In Paris, Leslie began to exhibit the rebelliousness that has marked many a child’s passage into the teenage years. A typical disagreement between Leslie and her father would be over what time she was supposed to return home from an outing in the Lewis’s chauffeur-driven limousine. When differences between them would reach a head, Lewis resorted to an old-fashioned remedy and grounded his daughter for
a week at a time. Lewis was tremendously relieved when at 18 Leslie outgrew the rebelliousness that caused them to butt heads on so many occasions.

It was terribly important to Lewis that his children not grow up to be sheltered and pampered and oblivious to the fact that few people enjoyed the life of privilege and wealth they were accustomed to. There were occasions in Paris when Lewis had Christina or Leslie personally deliver checks to an orphanage he made contributions to. As with his other goals, Lewis was successful; his daughters appear to be unpretentious and socially enlightened.

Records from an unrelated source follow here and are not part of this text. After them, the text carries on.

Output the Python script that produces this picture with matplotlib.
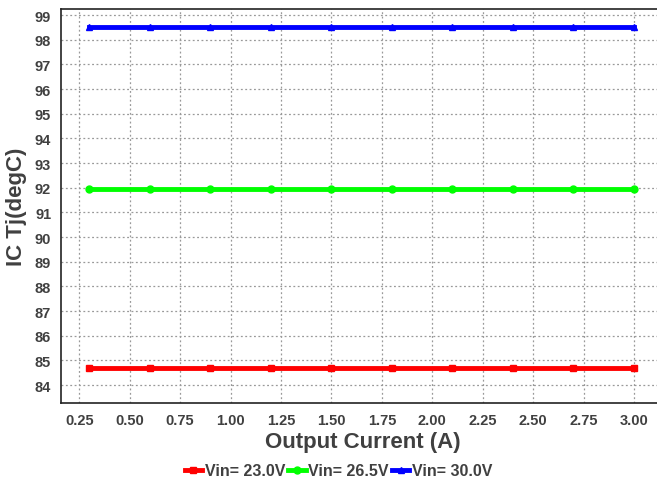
import matplotlib
matplotlib.use("Agg")
import matplotlib.pyplot as plt
import matplotlib.ticker as pltticker

current = [0.3, 0.6, 0.9, 1.2, 1.5, 1.8, 2.1, 2.4, 2.7, 3.0]
tj_23v = [84.7] * 10
tj_265v = [91.95] * 10
tj_30v = [98.5] * 10

labels = ["Vin= 23.0V", "Vin= 26.5V", "Vin= 30.0V"]
colors = ["#ff0000", "#00ff00", "#0000ff"]
markers = ["s", "o", "^"]

plt.rcParams["font.family"] = ["Liberation Sans", "DejaVu Sans"]
plt.rcParams["font.weight"] = "bold"

fig = plt.figure(figsize=(6.57, 4.81), dpi=100)
ax = fig.add_axes([0.0928, 0.160, 0.92, 0.819])

for ys, lab, c, m in zip([tj_23v, tj_265v, tj_30v], labels, colors, markers):
    ax.plot(current, ys, color=c, linewidth=3.5, marker=m, markersize=5, label=lab)

ax.set_xlim(0.159, 3.156)
ax.set_ylim(83.27, 99.24)
ax.xaxis.set_major_locator(pltticker.MultipleLocator(0.25))
ax.yaxis.set_major_locator(pltticker.MultipleLocator(1))
ax.xaxis.set_major_formatter(pltticker.FormatStrFormatter("%.2f"))

ax.grid(True, color="#999999", linestyle=(0, (1.5, 2)), linewidth=0.9)
ax.tick_params(length=0, labelsize=10.5, labelcolor="#404040", pad=7)
for lab in ax.get_xticklabels() + ax.get_yticklabels():
    lab.set_fontweight("bold")

ax.spines["right"].set_visible(False)
for side in ["left", "bottom", "top"]:
    ax.spines[side].set_color("#222222")
    ax.spines[side].set_linewidth(1.2)

ax.set_xlabel("Output Current (A)", fontsize=16, fontweight="bold", color="#404040", labelpad=3)
ax.set_ylabel("IC Tj(degC)", fontsize=16, fontweight="bold", color="#404040", labelpad=6)

# title is mostly cut off at the top edge in the reference
fig.text(0.445, 1.008, "Thermal Summary", ha="right", va="baseline",
         fontsize=14, fontweight="bold", color="#222222")

leg = fig.legend(loc="lower center", bbox_to_anchor=(0.515, -0.026), ncol=3,
                 frameon=False, fontsize=11.5, handlelength=1.1, handletextpad=0.15,
                 columnspacing=0.2)
for t in leg.get_texts():
    t.set_color("#404040")
    t.set_fontweight("bold")

fig.savefig("out.png", dpi=100)
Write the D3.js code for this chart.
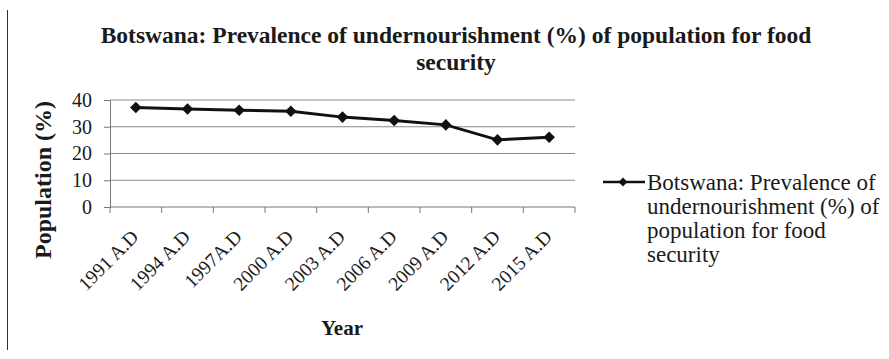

One accomplishment of which Lewis was tremendously proud was the fact that he never missed a parent-teacher association meeting or a play or recital at the international, multilingual school his girls attended in Paris. The same was true when they were living in New York.

Lewis was getting Leslie more and more acquainted with Beatrice and its operations. And he took Christina with him to visit TLC Beatrice’s potato chip operation in Ireland and the soft drink bottling plant in Brussels. But there was no grand design to groom either Leslie or Christina. Lewis saw no pressing need to have a capable successor waiting in the wings.

Evenings at the Lewis household were marked by laughter. Leslie and Christina loved to tell their father jokes, and he often reciprocated with one of his own. Lewis and Leslie were both partial to lengthy, intricate jokes that had to be meticulously retold to reach the punch line.